• [Provided material]:

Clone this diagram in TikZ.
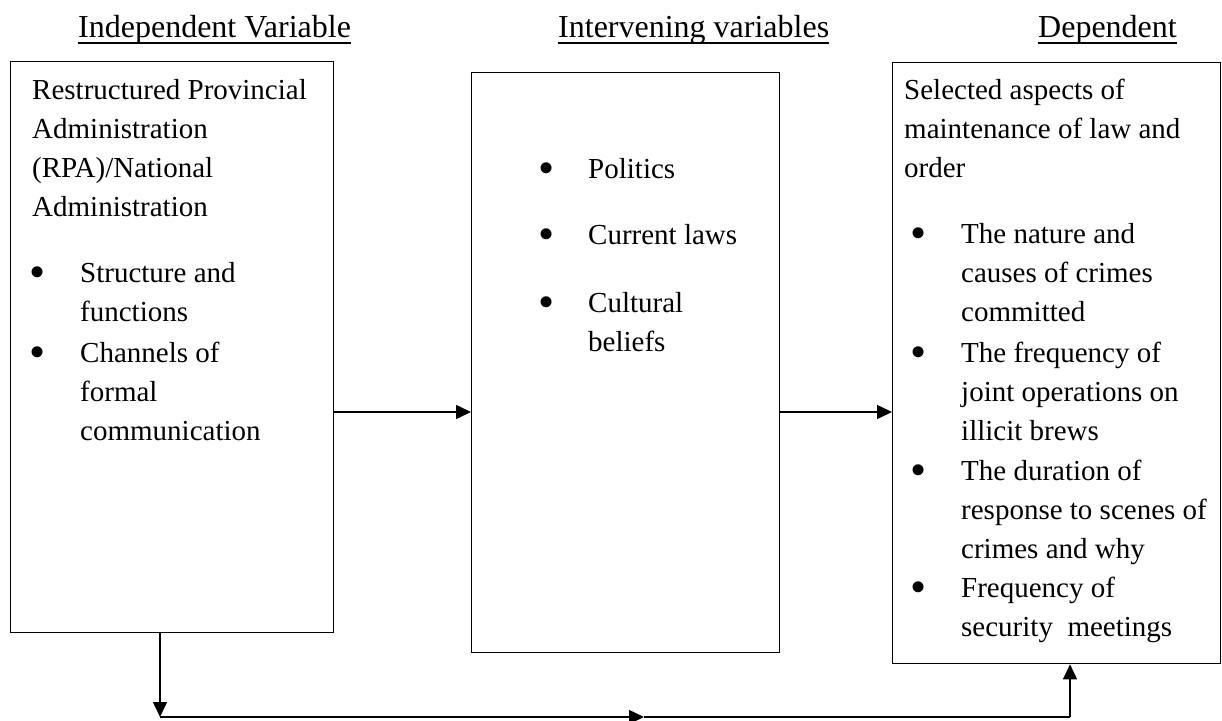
\documentclass[tikz,border=0pt]{standalone}
\usepackage{fontspec}
\setmainfont{Liberation Serif}
\usetikzlibrary{arrows.meta}
\begin{document}
\begin{tikzpicture}[x=1pt,y=-1pt,
  box/.style={draw, line width=1.3pt, inner sep=0pt, anchor=north west},
  body/.style={font=\fontsize{29}{39.3}\selectfont, align=left, inner sep=0pt, anchor=base west},
  bul/.style={font=\fontsize{46}{46}\selectfont, inner sep=0pt, anchor=center, yshift=5pt},
  head/.style={font=\fontsize{32}{38}\selectfont, inner sep=0pt, anchor=base west},
  uline/.style={line width=1.5pt},
  conn/.style={line width=1.5pt},
  arr/.style={conn, -{Triangle[length=15pt,width=14pt]}}]
\useasboundingbox (0,0) rectangle (1222,720);

% headers
\node[head] (h1) at (78,37) {Independent Variable};
\node[head] (h2) at (558,37) {Intervening variables};
\node[head] (h3) at (1038,37) {Dependent};
\foreach \h in {h1,h2,h3}
  \draw[uline] ([yshift=-6pt]\h.base west) -- ([yshift=-6pt]\h.base east);

% boxes
\node[box, minimum width=323pt, minimum height=571pt] (ind) at (10,61) {};
\node[box, minimum width=308pt, minimum height=580pt] (int) at (471,72) {};
\node[box, minimum width=328pt, minimum height=601pt] (dep) at (892,62) {};

% left box text (multi-line nodes are placed by the baseline of their last line)
\node[body] (l0) at (32,216.9) {Restructured Provincial\\Administration\\(RPA)/National\\Administration};
\node[bul] (lb1) at (38,282) {\textbullet};
\node[body] (l1) at (80,321.3) {Structure and\\functions};
\node[bul] (lb2) at (38,362) {\textbullet};
\node[body] (l2) at (80,440.6) {Channels of\\formal\\communication};

% middle box text
\node[bul] (mb1) at (547,178) {\textbullet};
\node[body] (m1) at (588,178) {Politics};
\node[bul] (mb2) at (547,244) {\textbullet};
\node[body] (m2) at (588,244) {Current laws};
\node[bul] (mb3) at (547,312) {\textbullet};
\node[body] (m3) at (588,351.3) {Cultural\\beliefs};

% right box text
\node[body] (r0) at (904,177.6) {Selected aspects of\\maintenance of law and\\order};
\node[bul] (rb1) at (919,243) {\textbullet};
\node[body] (r1) at (961,321.6) {The nature and\\causes of crimes\\committed};
\node[bul] (rb2) at (919,362) {\textbullet};
\node[body] (r2) at (961,440.6) {The frequency of\\joint operations on\\illicit brews};
\node[bul] (rb3) at (919,480) {\textbullet};
\node[body] (r3) at (961,558.6) {The duration of\\response to scenes of\\crimes and why};
\node[bul] (rb4) at (919,597) {\textbullet};
\node[body] (r4) at (961,636.3) {Frequency of\\security\ \ meetings};

% connectors
\draw[arr] (ind.east |- 0,412) -- (int.west |- 0,412);
\draw[arr] (int.east |- 0,412) -- (dep.west |- 0,412);

\coordinate (bl) at (160,717);
\coordinate (bm) at (644,717);
\coordinate (br) at (1070,717);
\draw[arr] (bl |- ind.south) -- (bl);
\draw[arr] (bl) -- (bm);
\draw[conn] (bm) -- (br);
\draw[arr] (br) -- (br |- dep.south);
\end{tikzpicture}
\end{document}
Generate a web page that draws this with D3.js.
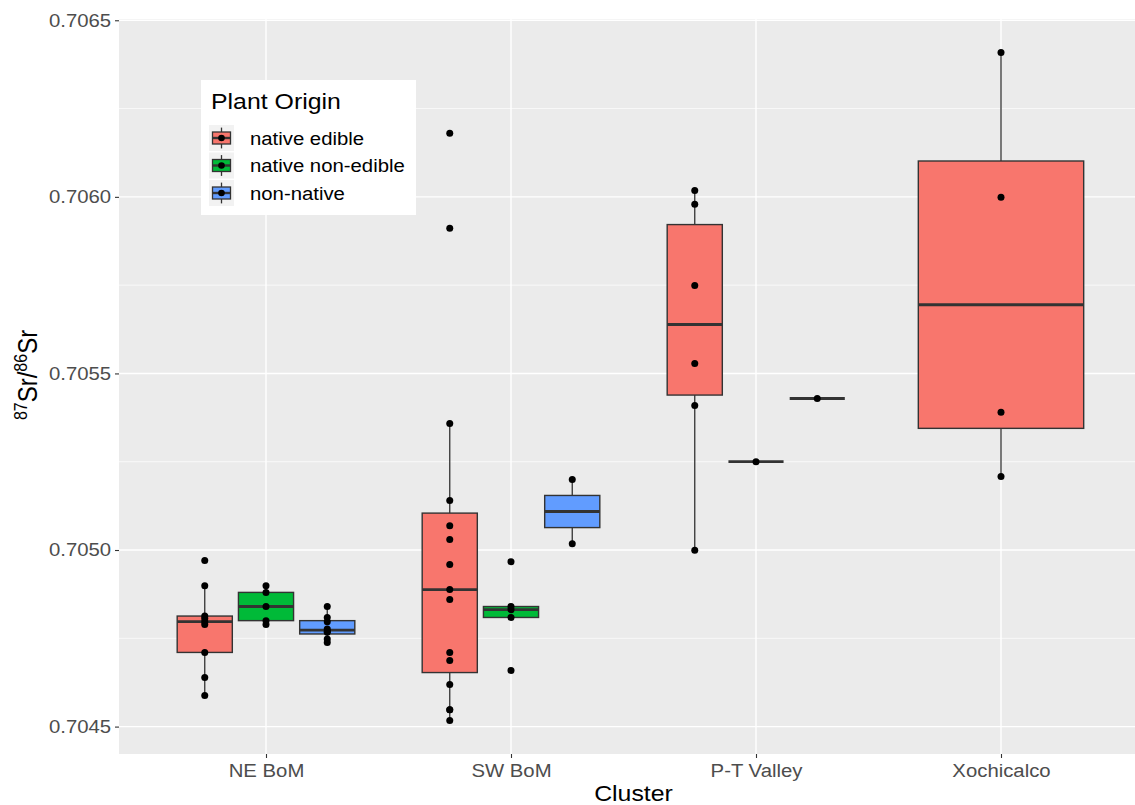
<!DOCTYPE html>
<html>
<head>
<meta charset="utf-8">
<script src="https://cdn.jsdelivr.net/npm/d3@7"></script>
<style>
  body { margin: 0; background: #fff; }
  svg { display: block; font-family: "Liberation Sans", Arial, sans-serif; }
</style>
</head>
<body>
<svg id="chart" width="1135" height="805"></svg>
<script>
// categories
const clusters = ["NE BoM", "SW BoM", "P-T Valley", "Xochicalco"];
const origins = ["native edible", "native non-edible", "non-native"];
const originColors = ["#F8766D", "#00BA38", "#619CFF"];

// 87Sr/86Sr values, one array per cluster / plant origin
const neEdible = [0.704970, 0.704899, 0.704813, 0.704806, 0.704797, 0.704789, 0.704710, 0.704639, 0.704588];
const neNonEdible = [0.704899, 0.704880, 0.704840, 0.704800, 0.704789];
const neNonNative = [0.704840, 0.704809, 0.704797, 0.704776, 0.704770, 0.704767, 0.704748, 0.704738];

const swEdible = [0.706180, 0.705911, 0.705358, 0.705140, 0.705069, 0.705030, 0.704959, 0.704888,
                  0.704860, 0.704710, 0.704687, 0.704619, 0.704548, 0.704548, 0.704517];
const swNonEdible = [0.704967, 0.704840, 0.704831, 0.704809, 0.704659];
const swNonNative = [0.705200, 0.705018];

const ptEdible = [0.706018, 0.705979, 0.705749, 0.705528, 0.705409, 0.704999];
const ptNonEdible = [0.705250];
const ptNonNative = [0.705429];

const xoEdible = [0.706409, 0.705999, 0.705390, 0.705208];

const samples = [
    { cluster: "NE BoM", origin: "native edible", values: neEdible },
    { cluster: "NE BoM", origin: "native non-edible", values: neNonEdible },
    { cluster: "NE BoM", origin: "non-native", values: neNonNative },
    { cluster: "SW BoM", origin: "native edible", values: swEdible },
    { cluster: "SW BoM", origin: "native non-edible", values: swNonEdible },
    { cluster: "SW BoM", origin: "non-native", values: swNonNative },
    { cluster: "P-T Valley", origin: "native edible", values: ptEdible },
    { cluster: "P-T Valley", origin: "native non-edible", values: ptNonEdible },
    { cluster: "P-T Valley", origin: "non-native", values: ptNonNative },
    { cluster: "Xochicalco", origin: "native edible", values: xoEdible }
];

const W = 1135, H = 805;
const margin = { top: 19, left: 119, bottom: 51 };
const panelW = 1029;
const stretch = 1.13;   // text in the picture is a bit wider than the font

const svg = d3.select("#chart");

const color = d3.scaleOrdinal().domain(origins).range(originColors);

const x = d3.scaleLinear()
    .domain([0.4, clusters.length + 0.6])
    .range([margin.left, margin.left + panelW]);

let allValues = samples.flatMap(d => d.values);
let lo = d3.min(allValues), hi = d3.max(allValues);
let pad = (hi - lo) * 0.05;
const y = d3.scaleLinear()
    .domain([lo - pad, hi + pad])
    .range([H - margin.bottom, margin.top]);

function boxStats(values){
    let v = values.slice().sort(d3.ascending);
    let q1 = d3.quantileSorted(v, 0.25);
    let med = d3.quantileSorted(v, 0.5);
    let q3 = d3.quantileSorted(v, 0.75);
    let iqr = q3 - q1;
    let upper = d3.max(v.filter(d => d <= q3 + 1.5 * iqr));
    let lower = d3.min(v.filter(d => d >= q1 - 1.5 * iqr));
    return { q1, med, q3, upper, lower };
}

// dodge positions like ggplot (width 0.75, box 0.9 of slot)
samples.forEach(s => {
    let inCluster = samples.filter(d => d.cluster == s.cluster);
    let n = inCluster.length;
    let k = inCluster.indexOf(s);
    let slot = 0.75 / n;
    s.pos = clusters.indexOf(s.cluster) + 1 - 0.375 + (k + 0.5) * slot;
    s.halfWidth = slot * 0.9 / 2;
    s.stats = boxStats(s.values);
});

// panel
let panel = svg.append("g").attr("class", "panel");
panel.append("rect")
    .attr("x", margin.left)
    .attr("y", margin.top)
    .attr("width", panelW)
    .attr("height", H - margin.bottom - margin.top)
    .attr("fill", "#EBEBEB");

let majors = y.ticks(5);
let step = majors[1] - majors[0];
let minors = [majors[0] - step / 2].concat(majors.map(t => t + step / 2))
    .filter(t => t > y.domain()[0] && t < y.domain()[1]);

panel.selectAll(".minor")
    .data(minors)
    .join("line")
    .attr("class", "minor")
    .attr("x1", margin.left).attr("x2", margin.left + panelW)
    .attr("y1", d => y(d)).attr("y2", d => y(d))
    .attr("stroke", "#fff").attr("stroke-width", 0.7);

panel.selectAll(".majorY")
    .data(majors)
    .join("line")
    .attr("class", "majorY")
    .attr("x1", margin.left).attr("x2", margin.left + panelW)
    .attr("y1", d => y(d)).attr("y2", d => y(d))
    .attr("stroke", "#fff").attr("stroke-width", 1.4);

panel.selectAll(".majorX")
    .data(clusters)
    .join("line")
    .attr("class", "majorX")
    .attr("x1", (d, i) => x(i + 1)).attr("x2", (d, i) => x(i + 1))
    .attr("y1", margin.top).attr("y2", H - margin.bottom)
    .attr("stroke", "#fff").attr("stroke-width", 1.4);

// boxplots
let boxes = svg.append("g").attr("class", "boxes")
    .selectAll("g")
    .data(samples)
    .join("g");

boxes.append("line")
    .attr("x1", d => x(d.pos)).attr("x2", d => x(d.pos))
    .attr("y1", d => y(d.stats.upper)).attr("y2", d => y(d.stats.q3))
    .attr("stroke", "#333").attr("stroke-width", 1.3);

boxes.append("line")
    .attr("x1", d => x(d.pos)).attr("x2", d => x(d.pos))
    .attr("y1", d => y(d.stats.q1)).attr("y2", d => y(d.stats.lower))
    .attr("stroke", "#333").attr("stroke-width", 1.3);

boxes.append("rect")
    .attr("x", d => x(d.pos - d.halfWidth))
    .attr("y", d => y(d.stats.q3))
    .attr("width", d => x(d.pos + d.halfWidth) - x(d.pos - d.halfWidth))
    .attr("height", d => y(d.stats.q1) - y(d.stats.q3))
    .attr("fill", d => color(d.origin))
    .attr("stroke", "#333").attr("stroke-width", 1.4);

boxes.append("line")
    .attr("x1", d => x(d.pos - d.halfWidth)).attr("x2", d => x(d.pos + d.halfWidth))
    .attr("y1", d => y(d.stats.med)).attr("y2", d => y(d.stats.med))
    .attr("stroke", "#333").attr("stroke-width", 2.8);

// points
let points = samples.flatMap(s => s.values.map(v => ({ pos: s.pos, value: v })));
svg.append("g").attr("class", "points")
    .selectAll("circle")
    .data(points)
    .join("circle")
    .attr("cx", d => x(d.pos))
    .attr("cy", d => y(d.value))
    .attr("r", 3.5)
    .attr("fill", "#000");

// axes
let yAxis = svg.append("g")
    .attr("transform", `translate(${margin.left},0)`)
    .call(d3.axisLeft(y).tickValues(majors).tickFormat(d3.format(".4f"))
        .tickSize(4).tickPadding(3).tickSizeOuter(0));

let xAxis = svg.append("g")
    .attr("transform", `translate(0,${H - margin.bottom})`)
    .call(d3.axisBottom(x).tickValues(clusters.map((d, i) => i + 1))
        .tickFormat((d, i) => clusters[i])
        .tickSize(4).tickPadding(6).tickSizeOuter(0));

[yAxis, xAxis].forEach(a => {
    a.select(".domain").remove();
    a.selectAll(".tick line").attr("stroke", "#333").attr("stroke-width", 1.1);
    a.selectAll(".tick text")
        .attr("fill", "#4D4D4D")
        .attr("font-size", 18)
        .attr("font-family", "Liberation Sans, Arial, sans-serif")
        .attr("transform", `scale(${stretch},1)`);
});

// axis titles
svg.append("text")
    .attr("transform", `translate(${margin.left + panelW / 2},801) scale(${stretch},1)`)
    .attr("text-anchor", "middle")
    .attr("font-size", 22)
    .attr("fill", "#000")
    .text("Cluster");

let yTitle = svg.append("text")
    .attr("transform", `translate(37,375) scale(${stretch},1) rotate(-90)`)
    .attr("text-anchor", "middle")
    .attr("font-size", 24)
    .attr("fill", "#000");
yTitle.append("tspan").attr("font-size", 16).attr("dy", -9).text("87");
yTitle.append("tspan").attr("dy", 9).text("Sr/");
yTitle.append("tspan").attr("font-size", 16).attr("dy", -9).text("86");
yTitle.append("tspan").attr("dy", 9).text("Sr");

// legend
let legend = svg.append("g").attr("class", "legend");
legend.append("rect")
    .attr("x", 201).attr("y", 80)
    .attr("width", 215).attr("height", 135)
    .attr("fill", "#fff");

legend.append("text")
    .attr("transform", `translate(211,109) scale(${stretch},1)`)
    .attr("font-size", 22)
    .attr("fill", "#000")
    .text("Plant Origin");

let keys = legend.selectAll(".key")
    .data(origins)
    .join("g")
    .attr("class", "key")
    .attr("transform", (d, i) => `translate(209,${125 + i * 27.5})`);

keys.append("rect")
    .attr("width", 25).attr("height", 26)
    .attr("fill", "#F2F2F2");
keys.append("line")
    .attr("x1", 12.5).attr("x2", 12.5).attr("y1", 2.6).attr("y2", 23.4)
    .attr("stroke", "#333").attr("stroke-width", 1.3);
keys.append("rect")
    .attr("x", 3.5).attr("y", 7).attr("width", 18).attr("height", 12)
    .attr("fill", d => color(d))
    .attr("stroke", "#333").attr("stroke-width", 1.3);
keys.append("line")
    .attr("x1", 3.5).attr("x2", 21.5).attr("y1", 13).attr("y2", 13)
    .attr("stroke", "#333").attr("stroke-width", 2.4);
keys.append("circle")
    .attr("cx", 12.5).attr("cy", 13).attr("r", 3.3)
    .attr("fill", "#000");
keys.append("text")
    .attr("transform", `translate(41,19.5) scale(${stretch},1)`)
    .attr("font-size", 18)
    .attr("fill", "#000")
    .text(d => d);
</script>
</body>
</html>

• [Directions]: Say how many lines of the data include the word "this". Respond with the number alone.

• [Response below]: 2